Integrating factor problems (differential equation with initial conditions)

1. Nov 27, 2009

dwilmer

1. The problem statement, all variables and given/known data

Find general solution of equation
(t^3)y' + (4t^2)y = e^-t

with initial conditions:
y(-1) = 0 and t<0

book answer gives y = -(1+t)(e^-t)/t^4 t not = 0

2. Relevant equations

3. The attempt at a solution

(t^3)y' + (4t^2)y = e^-t

get integrating factor...
u(t) = e^integ (4t^2)/t^3
u(t) = t^4

(t^4)y = integ (e^-t)(t^4)

(t^4)y = (-t^4)e^-t - (4t^3)e^-t - (12t^2)e^-t - 24te^-t - 24e^-t + c

y = [ (-t^4)e^-t - (4t^3)e^-t - (12t^2)e^-t - 24te^-t - 24e^-t + c] / (t^4)

simplifying...

y = [ e^-t ((-t^4) - (4t^3) - (12t^2) - (24t) - 24 + c) ] / (t^4)

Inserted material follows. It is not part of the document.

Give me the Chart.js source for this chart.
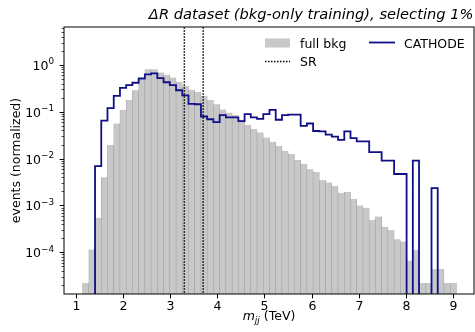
<!DOCTYPE html>
<html>
<head>
<meta charset="utf-8">
<script src="https://cdn.jsdelivr.net/npm/chart.js@4.4.1/dist/chart.umd.min.js"></script>
<style>
  html, body { margin: 0; padding: 0; background: #fff; }
  #c { display: block; }
</style>
</head>
<body>
<canvas id="c" width="475" height="332"></canvas>
<script>
//-----------------------------------------
// DATA
//-----------------------------------------
// histogram bin edges (TeV), 60 bins
const binEdges = [
  1.139, 1.271, 1.404, 1.536, 1.668, 1.801, 1.933, 2.065, 2.197, 2.330,
  2.462, 2.594, 2.727, 2.859, 2.991, 3.124, 3.256, 3.388, 3.520, 3.653,
  3.785, 3.917, 4.050, 4.182, 4.314, 4.447, 4.579, 4.711, 4.843, 4.976,
  5.108, 5.240, 5.373, 5.505, 5.637, 5.770, 5.902, 6.034, 6.166, 6.299,
  6.431, 6.563, 6.696, 6.828, 6.960, 7.093, 7.225, 7.357, 7.489, 7.622,
  7.754, 7.886, 8.019, 8.151, 8.283, 8.416, 8.548, 8.680, 8.812, 8.945,
  9.077
];

// full bkg (normalized)
const bkgVals = [
  2.2e-5, 1.15e-4, 5.5e-4, 3.98e-3, 0.0195, 0.0562, 0.110, 0.178, 0.288, 0.49,
  0.81, 0.81, 0.69, 0.62, 0.54, 0.44, 0.355, 0.295, 0.263, 0.219,
  0.178, 0.145, 0.112, 0.0955, 0.0851, 0.0676, 0.0525, 0.0427, 0.0363, 0.0282,
  0.0229, 0.0186, 0.0148, 0.0126, 0.0093, 0.0078, 0.0059, 0.0052, 0.0035, 0.0031,
  0.0026, 0.00186, 0.00195, 0.00138, 0.0010, 0.00089, 0.00049, 0.00058, 0.00035, 0.00030,
  0.00019, 0.00017, 6.6e-5, 1.12e-4, 2.2e-5, 2.2e-5, 4.4e-5, 4.4e-5, 2.2e-5, 2.2e-5
];

// CATHODE selection (normalized), 0 = empty bin
const cathodeVals = [
  0, 0, 0.0069, 0.0646, 0.120, 0.219, 0.324, 0.372, 0.417, 0.513,
  0.631, 0.661, 0.525, 0.427, 0.372, 0.288, 0.224, 0.148, 0.145, 0.0794,
  0.0692, 0.0603, 0.0851, 0.0759, 0.0759, 0.0631, 0.0891, 0.0759, 0.0708, 0.0891,
  0.110, 0.0676, 0.0851, 0.0871, 0.0871, 0.0501, 0.0562, 0.0389, 0.0380, 0.0324,
  0.0295, 0.0251, 0.0380, 0.0275, 0.0234, 0.0234, 0.0138, 0.0138, 0.0091, 0.0091,
  0.0047, 0.0047, 0, 0.0091, 0, 0, 0.00234, 0, 0, 0
];

// signal region bounds (TeV)
const srBounds = [3.3, 3.7];

const xTicks = [1, 2, 3, 4, 5, 6, 7, 8, 9];
const yTickExps = [-4, -3, -2, -1, 0];

const xMin = 0.745, xMax = 9.45;
const yMin = Math.pow(10, -4.89), yMax = Math.pow(10, 0.81);

const FONT = '"DejaVu Sans", "Liberation Sans", sans-serif';
const GRAY = '#c8c8c8';
const NAVY = '#0f0f88';
const TITLE = '\u0394R dataset (bkg-only training), selecting 1%';

//-----------------------------------------
// BUILD DATASETS
//-----------------------------------------
const floorVal = 1e-8;

const bkgBars = bkgVals.map((v, i) => ({ x: (binEdges[i] + binEdges[i + 1]) / 2, y: v }));

// step outline
const cathodePath = [{ x: binEdges[0], y: floorVal }];
cathodeVals.forEach((v, i) => {
  const y = v > 0 ? v : floorVal;
  cathodePath.push({ x: binEdges[i], y: y }, { x: binEdges[i + 1], y: y });
});
cathodePath.push({ x: binEdges[binEdges.length - 1], y: floorVal });

const srSets = srBounds.map(b => ({
  type: 'line',
  data: [{ x: b, y: floorVal }, { x: b, y: 1e3 }],
  borderColor: '#000',
  borderWidth: 1.5,
  borderDash: [1.5, 1.5],
  pointRadius: 0,
  fill: false,
  order: 1
}));

//-----------------------------------------
// AXES / TEXT DECORATION
//-----------------------------------------
const decor = {
  id: 'decor',
  afterDraw(chart) {
    const ctx = chart.ctx;
    const ca = chart.chartArea;
    const xs = chart.scales.x, ys = chart.scales.y;
    ctx.save();
    ctx.fillStyle = '#000';
    ctx.strokeStyle = '#000';

    // spines
    ctx.lineWidth = 1;
    ctx.strokeRect(ca.left, ca.top, ca.right - ca.left, ca.bottom - ca.top);

    // x ticks
    ctx.font = '12.5px ' + FONT;
    ctx.textAlign = 'center';
    ctx.textBaseline = 'alphabetic';
    xTicks.forEach(v => {
      const px = Math.round(xs.getPixelForValue(v)) + 0.5;
      ctx.beginPath();
      ctx.moveTo(px, ca.bottom);
      ctx.lineTo(px, ca.bottom + 4.4);
      ctx.stroke();
      ctx.fillText(String(v), px, ca.bottom + 15.5);
    });

    // y ticks (major + minor)
    for (let e = -5; e <= 0; e++) {
      for (let m = 1; m <= 9; m++) {
        const v = m * Math.pow(10, e);
        if (v < yMin || v > yMax) continue;
        const py = Math.round(ys.getPixelForValue(v)) + 0.5;
        const len = m === 1 ? 4.4 : 2.5;
        ctx.lineWidth = m === 1 ? 1 : 0.7;
        ctx.beginPath();
        ctx.moveTo(ca.left - len, py);
        ctx.lineTo(ca.left, py);
        ctx.stroke();
      }
    }
    ctx.lineWidth = 1;

    // y tick labels 10^e
    yTickExps.forEach(e => {
      const py = ys.getPixelForValue(Math.pow(10, e));
      const sup = e < 0 ? '\u2212' + Math.abs(e) : String(e);
      ctx.font = '8.8px ' + FONT;
      const w2 = ctx.measureText(sup).width;
      ctx.font = '12.5px ' + FONT;
      const w1 = ctx.measureText('10').width;
      const right = ca.left - 10;
      ctx.textAlign = 'left';
      ctx.fillText('10', right - w2 - w1, py + 5);
      ctx.font = '8.8px ' + FONT;
      ctx.fillText(sup, right - w2, py - 0.5);
    });

    // y label
    ctx.save();
    ctx.font = '12.5px ' + FONT;
    ctx.translate(20, (ca.top + ca.bottom) / 2);
    ctx.rotate(-Math.PI / 2);
    ctx.textAlign = 'center';
    ctx.fillText('events (normalized)', 0, 0);
    ctx.restore();

    // x label: m_jj (TeV)
    const cx = (ca.left + ca.right) / 2;
    ctx.font = 'italic 12.5px ' + FONT;
    const wm = ctx.measureText('m').width;
    ctx.font = 'italic 9px ' + FONT;
    const wj = ctx.measureText('jj').width;
    ctx.font = '12.5px ' + FONT;
    const wt = ctx.measureText(' (TeV)').width;
    let sx = cx - (wm + wj + wt) / 2;
    ctx.textAlign = 'left';
    ctx.font = 'italic 12.5px ' + FONT;
    ctx.fillText('m', sx, 319.5);
    sx += wm;
    ctx.font = 'italic 9px ' + FONT;
    ctx.fillText('jj', sx, 322.5);
    sx += wj;
    ctx.font = '12.5px ' + FONT;
    ctx.fillText(' (TeV)', sx, 319.5);

    // title, sized to the reference width
    ctx.font = 'italic 14px ' + FONT;
    const tw = ctx.measureText(TITLE).width;
    const tSize = 14 * 325 / tw;
    ctx.font = 'italic ' + tSize.toFixed(2) + 'px ' + FONT;
    ctx.textAlign = 'right';
    ctx.fillText(TITLE, ca.right - 0.5, 18.5);

    // legend
    ctx.textAlign = 'left';
    ctx.font = '12.5px ' + FONT;
    ctx.fillStyle = GRAY;
    ctx.fillRect(265, 38.5, 25, 9);
    ctx.fillStyle = '#000';
    ctx.fillText('full bkg', 300, 47.5);

    ctx.setLineDash([1.5, 1.5]);
    ctx.lineWidth = 1.5;
    ctx.beginPath();
    ctx.moveTo(265, 61.5);
    ctx.lineTo(290, 61.5);
    ctx.stroke();
    ctx.setLineDash([]);
    ctx.fillText('SR', 300, 66);

    ctx.strokeStyle = NAVY;
    ctx.lineWidth = 1.8;
    ctx.beginPath();
    ctx.moveTo(369, 42.5);
    ctx.lineTo(395, 42.5);
    ctx.stroke();
    ctx.fillText('CATHODE', 404, 47.5);

    ctx.restore();
  }
};

//-----------------------------------------
// CHART
//-----------------------------------------
new Chart(document.getElementById('c'), {
  type: 'bar',
  data: {
    datasets: [
      {
        label: 'full bkg',
        data: bkgBars,
        backgroundColor: GRAY,
        borderColor: '#a2a2a2',
        borderWidth: { left: 0.6, right: 0.6, top: 0, bottom: 0 },
        borderSkipped: false,
        barPercentage: 1,
        categoryPercentage: 1,
        order: 3
      },
      {
        type: 'line',
        label: 'CATHODE',
        data: cathodePath,
        borderColor: NAVY,
        borderWidth: 1.8,
        pointRadius: 0,
        tension: 0,
        fill: false,
        order: 2
      },
      ...srSets
    ]
  },
  options: {
    responsive: false,
    animation: false,
    devicePixelRatio: 1,
    layout: { padding: { left: 64, right: 1, top: 27, bottom: 38 } },
    plugins: { legend: { display: false }, tooltip: { enabled: false } },
    scales: {
      x: { type: 'linear', min: xMin, max: xMax, offset: false, display: false },
      y: { type: 'logarithmic', min: yMin, max: yMax, display: false }
    }
  },
  plugins: [decor]
});
</script>
</body>
</html>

when i put in inititial condition y(-1) = 0
i end up with

0 = (-9e^1) + c
so, c = 9e
so solution to general solution is:
y = [ (-t^4)e^-t - (4t^3)e^-t - (12t^2)e^-t - 24te^-t - 24e^-t + 9e] / (t^4)
but this is really wrong.

also, I am confused about the other initial condition.. What does it mean that t must be less than zero with repect to the original equation?? i mean , t already is < 0 because y(-1) = 0

thanks for any help
1. The problem statement, all variables and given/known data

2. Relevant equations

3. The attempt at a solution
1. The problem statement, all variables and given/known data

2. Relevant equations

3. The attempt at a solution

2. Nov 27, 2009

Dunkle

You forgot to divide both sides of the equation by the leading term!

Your ODE in standard form should be

$$y' + (4t^{-1})y = e^{-t}t^{-3}$$

The good news is that you found the correct integrating factor and you now have an easier integral to evaluate!

3. Nov 27, 2009

dwilmer

wow that was stupid. yup, when i multiply RHS by t^4 it works out. thanks

also, what does quetion mean when it says t must be less than zero, when they already specified that t = -1?

4. Nov 27, 2009

Staff: Mentor

I haven't worked this all the way through, so can't say for sure, but it could be that your solution might involve a square root in some way. Knowing whether t > 0 or t < 0 would enable you to identify which square root you should choose for your solution.